Hunter Zoloman to komiksowa postać używająca pseudonimu "Zoom". Jednak w serialu pewnie będzie to ktoś kogo już znamy. Zoom wie sporo o Barrym (Linda itp.), dlatego musi to być ktoś kto jest/był z jego otoczenia.
Sporo osób obstawia alternatywną wersję Barry'ego, ale sylwetki są zupełnie różne, a jako, że we Flashu nie ma sporej liczby bohaterów (szczególnie o takiej sylwetce), to pozostaje ojciec Barry'ego, Eddie i Ronnie. Z całej tej trójki, ojciec Barry'ego wydaje się jednak najprawdopodobniejszy. Dalej żyje (lub żył) na E-1, więc Zoom mógł przejąć jego tożsamość.
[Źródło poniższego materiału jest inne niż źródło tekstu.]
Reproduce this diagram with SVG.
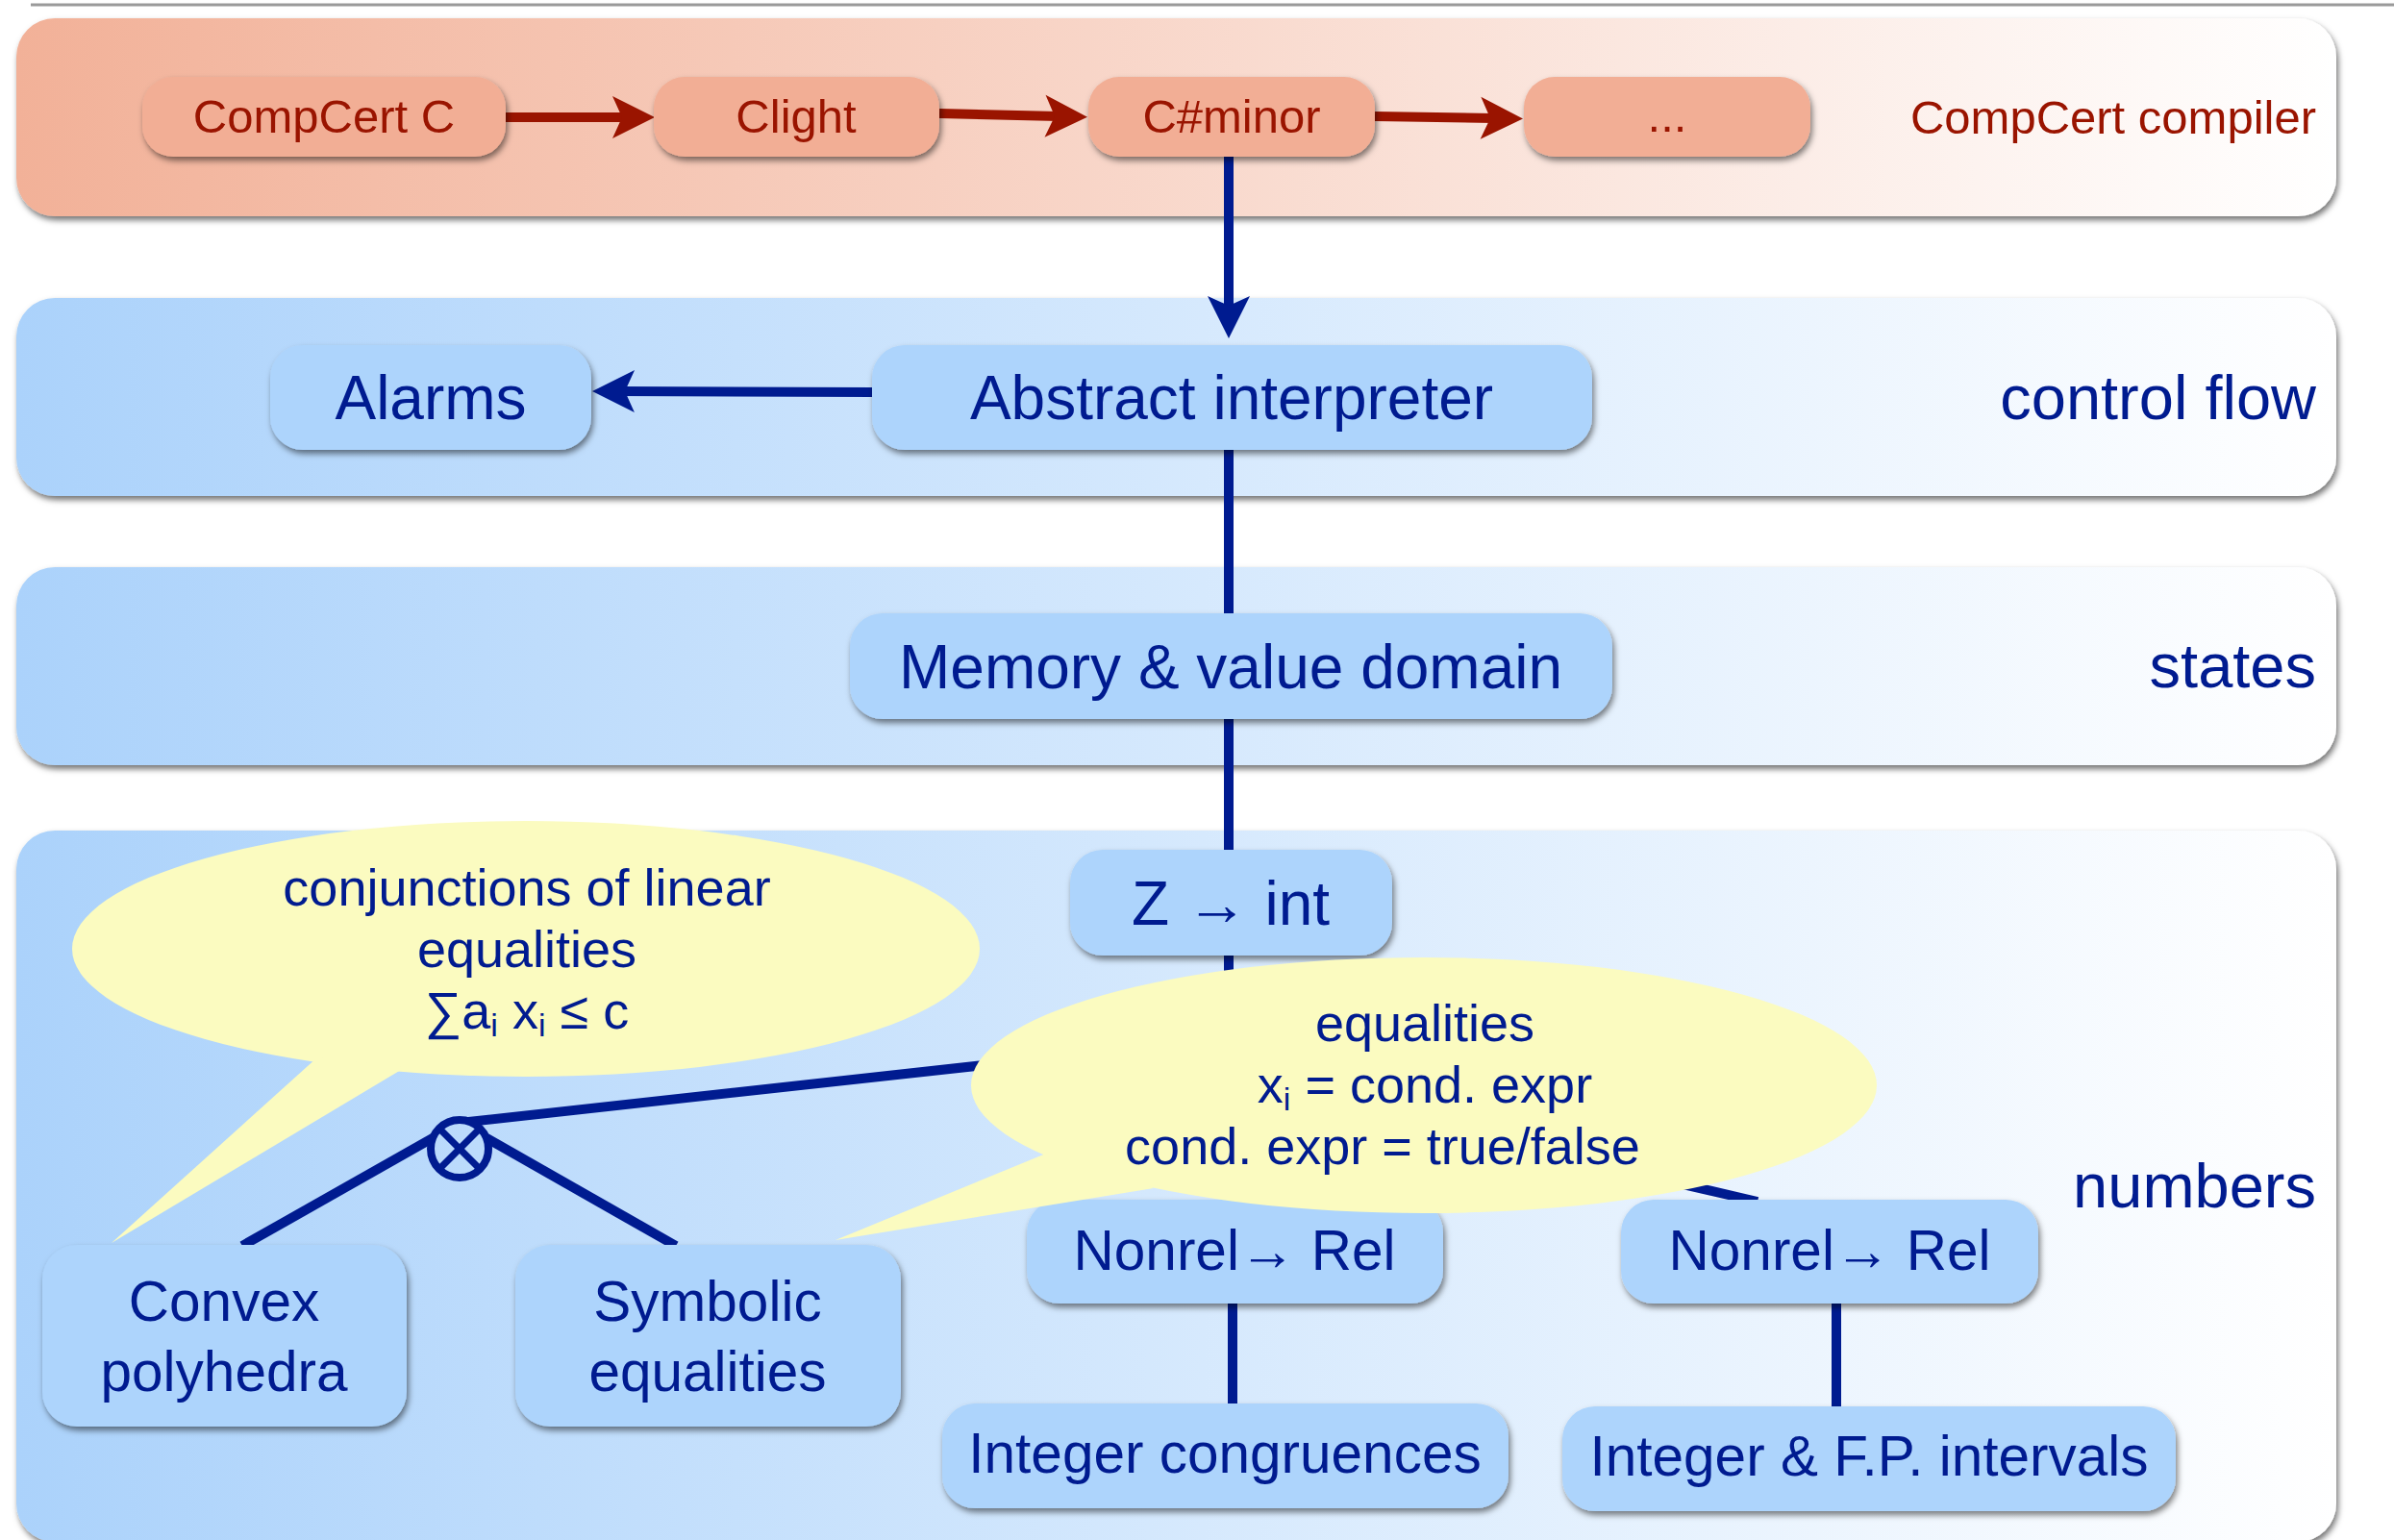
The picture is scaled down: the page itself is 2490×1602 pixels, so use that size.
<svg xmlns="http://www.w3.org/2000/svg" width="2490" height="1602" viewBox="0 0 2490 1602">
<defs>
<linearGradient id="gRed" gradientUnits="userSpaceOnUse" x1="17" y1="0" x2="2430" y2="0"><stop offset="0" stop-color="#F2B198"/><stop offset="1" stop-color="#FFFFFF"/></linearGradient>
<linearGradient id="gBlue" gradientUnits="userSpaceOnUse" x1="17" y1="0" x2="2430" y2="0"><stop offset="0" stop-color="#ABD2FB"/><stop offset="1" stop-color="#FFFFFF"/></linearGradient>
<filter id="shBand" x="-3%" y="-10%" width="106%" height="125%"><feDropShadow dx="2" dy="4" stdDeviation="3" flood-color="#000" flood-opacity="0.55"/></filter>
<filter id="shNode" x="-10%" y="-20%" width="120%" height="150%"><feDropShadow dx="2" dy="4" stdDeviation="3" flood-color="#000" flood-opacity="0.5"/></filter>
<marker id="arrRed" markerUnits="userSpaceOnUse" viewBox="-16 -24 48 48" markerWidth="48" markerHeight="48" refX="0" refY="0" orient="auto"><path d="M30,0 L-14,-22 L-4,0 L-14,22 Z" fill="#9A1400"/></marker>
<marker id="arrBlue" markerUnits="userSpaceOnUse" viewBox="-16 -24 48 48" markerWidth="48" markerHeight="48" refX="0" refY="0" orient="auto"><path d="M30,0 L-14,-22 L-4,0 L-14,22 Z" fill="#001B90"/></marker>
</defs>
<style>
text { font-family: "Liberation Sans", Arial, Helvetica, sans-serif; }
.bandR { fill: url(#gRed); filter: url(#shBand); }
.bandB { fill: url(#gBlue); filter: url(#shBand); }
.nR { fill: #F2AE95; filter: url(#shNode); }
.nB { fill: #ADD4FC; filter: url(#shNode); }
.tR { fill: #9A1400; font-size: 49px; text-anchor: middle; }
.tB { fill: #001B90; font-size: 64px; text-anchor: middle; }
.tS { fill: #001B90; font-size: 58.5px; text-anchor: middle; }
.lbl { fill: #001B90; font-size: 65px; text-anchor: end; }
.lblR { fill: #9A1400; font-size: 49px; text-anchor: end; }
.bub { fill: #FBFBC0; }
.tb { fill: #001B90; font-size: 54px; text-anchor: middle; }
.sub { font-size: 34px; }
.cR { stroke: #9A1400; stroke-width: 10; fill: none; }
.cB { stroke: #001B90; stroke-width: 10; fill: none; }
</style>
<line x1="32" y1="5" x2="2490" y2="5" stroke="#9A9A9A" stroke-width="3"/>
<g id="bands">
<rect id="band-compiler" class="bandR" x="17" y="19" width="2413" height="206" rx="40"/>
<rect id="band-control" class="bandB" x="17" y="310" width="2413" height="206" rx="40"/>
<rect id="band-states" class="bandB" x="17" y="590" width="2413" height="206" rx="40"/>
<rect id="band-numbers" class="bandB" x="17" y="864" width="2413" height="740" rx="40"/>
<text class="lblR" x="2409" y="139">CompCert compiler</text>
<text class="lbl" x="2409" y="436">control flow</text>
<text class="lbl" x="2409" y="715">states</text>
<text class="lbl" x="2409" y="1256">numbers</text>
</g>
<g id="connectors">
<line class="cR" x1="526" y1="122" x2="651" y2="122" marker-end="url(#arrRed)"/>
<line class="cR" x1="977" y1="118" x2="1101" y2="121" marker-end="url(#arrRed)"/>
<line class="cR" x1="1430" y1="121" x2="1554" y2="123" marker-end="url(#arrRed)"/>
<line class="cB" x1="1278" y1="163" x2="1278" y2="322" marker-end="url(#arrBlue)"/>
<line class="cB" x1="907" y1="408" x2="646" y2="407" marker-end="url(#arrBlue)"/>
<line class="cB" x1="1278" y1="468" x2="1278" y2="638"/>
<line class="cB" x1="1278" y1="748" x2="1278" y2="884"/>
<line class="cB" x1="1278" y1="994" x2="1278" y2="1250"/>
<line class="cB" x1="478" y1="1168" x2="1278" y2="1080"/>
<line class="cB" x1="1278" y1="1123" x2="1828" y2="1250"/>
<line class="cB" x1="478" y1="1168" x2="252" y2="1296"/>
<line class="cB" x1="478" y1="1168" x2="703" y2="1296"/>
<line class="cB" x1="1282" y1="1356" x2="1282" y2="1460"/>
<line class="cB" x1="1910" y1="1356" x2="1910" y2="1463"/>
<g id="product">
<circle cx="478" cy="1195" r="30" fill="url(#gBlue)" stroke="#001B90" stroke-width="8"/>
<line x1="457" y1="1174" x2="499" y2="1216" stroke="#001B90" stroke-width="7"/>
<line x1="499" y1="1174" x2="457" y2="1216" stroke="#001B90" stroke-width="7"/>
</g>
</g>
<g id="node-compcertc"><rect class="nR" x="148" y="80" width="378" height="83" rx="32"/><text class="tR" x="337" y="138">CompCert C</text></g>
<g id="node-clight"><rect class="nR" x="680" y="80" width="297" height="83" rx="32"/><text class="tR" x="828" y="138">Clight</text></g>
<g id="node-cminor"><rect class="nR" x="1132" y="80" width="298" height="83" rx="32"/><text class="tR" x="1281" y="138">C#minor</text></g>
<g id="node-dots"><rect class="nR" x="1585" y="80" width="298" height="83" rx="32"/><text class="tR" x="1734" y="137">...</text></g>
<g id="node-alarms"><rect class="nB" x="281" y="359" width="334" height="109" rx="34"/><text class="tB" x="448" y="436">Alarms</text></g>
<g id="node-absint"><rect class="nB" x="907" y="359" width="749" height="109" rx="34"/><text class="tB" x="1281" y="436">Abstract interpreter</text></g>
<g id="node-memory"><rect class="nB" x="884" y="638" width="793" height="110" rx="34"/><text class="tB" x="1280" y="716">Memory &amp; value domain</text></g>
<g id="node-zint"><rect class="nB" x="1113" y="884" width="335" height="110" rx="34"/><text class="tB" x="1280" y="962">Z → int</text></g>
<g id="node-convex"><rect class="nB" x="44" y="1295" width="379" height="189" rx="36"/><text class="tS" x="233" y="1374">Convex</text><text class="tS" x="233" y="1447">polyhedra</text></g>
<g id="node-symbolic"><rect class="nB" x="536" y="1295" width="401" height="189" rx="36"/><text class="tS" x="736" y="1374">Symbolic</text><text class="tS" x="736" y="1447">equalities</text></g>
<g id="node-nonrel1"><rect class="nB" x="1068" y="1248" width="433" height="108" rx="34"/><text class="tS" x="1284" y="1321">Nonrel→ Rel</text></g>
<g id="node-nonrel2"><rect class="nB" x="1686" y="1248" width="434" height="108" rx="34"/><text class="tS" x="1903" y="1321">Nonrel→ Rel</text></g>
<g id="node-congruences"><rect class="nB" x="980" y="1460" width="589" height="109" rx="34"/><text class="tS" x="1274" y="1532">Integer congruences</text></g>
<g id="node-intervals"><rect class="nB" x="1625" y="1463" width="638" height="109" rx="34"/><text class="tS" x="1944" y="1535">Integer &amp; F.P. intervals</text></g>
<g id="bubble-polyhedra">
<ellipse class="bub" cx="547" cy="987" rx="472" ry="133"/>
<polygon class="bub" points="330,1100 116,1293 422,1110"/>
<text class="tb" x="548" y="942">conjunctions of linear</text>
<text class="tb" x="548" y="1006">equalities</text>
<text class="tb" x="548" y="1070">∑a<tspan class="sub" dy="8">i</tspan><tspan dy="-8"> x</tspan><tspan class="sub" dy="8">i</tspan><tspan dy="-8"> ≤ c</tspan></text>
</g>
<g id="bubble-symbolic">
<ellipse class="bub" cx="1481" cy="1129" rx="471" ry="133"/>
<polygon class="bub" points="1100,1195 869,1290 1200,1236"/>
<text class="tb" x="1482" y="1083">equalities</text>
<text class="tb" x="1482" y="1147">x<tspan class="sub" dy="8">i</tspan><tspan dy="-8"> = cond. expr</tspan></text>
<text class="tb" x="1438" y="1211">cond. expr = true/false</text>
</g>
</svg>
Tutaj jest screen z ich porównaniem i trzeba przyznać, że sylwetka, oczy czy podbródek i linia szczęki są bardzo podobne: 40.photobucket(kropka)com/albums/e209/mafi222/12193474_10207930057832037_2436581 691046686452_n_zpsa6ydcmi1.jpg
Zoom prawdopodobnie obserwował "walkę" Barrego z Lindą. Szczerze to nie było to dość przekonujące. Żeby wiedzieć że się znają to musiałby obserwować go jeszcze w sezonie pierwszym. Co do tego kim jest to jak na razie wszystkie postacie się zgadzały z komiksowymi więc raczej nie zmienią tego. W pierwszym sezonie były teorie że Wells jest Barrym z przyszłości i że Reverse Flashem jest Eddie lub Henry. Tak na prawdę to nie wiem co wy chcecie od tych dwóch postaci. Według mnie będzie to Hunter Zolomon ale to się okaże w przyszłych odcinkach.
Nie ma co porównywać sylwetek... Z RF było podobnie. Wells jest przecież chudziutki, a jako RF był "napakowany" To kwestia stroju i dublera ;)
Też tak uważam, analiza zdjęcia na podstawie oczu i budowy ciała, gdzie na pewno w kostiumie nie siedzi aktor tylko dubler jest całkowicie bez sensu. Zwłaszcza kiedy jeszcze oczy są zamienione na czarne w post produkcji.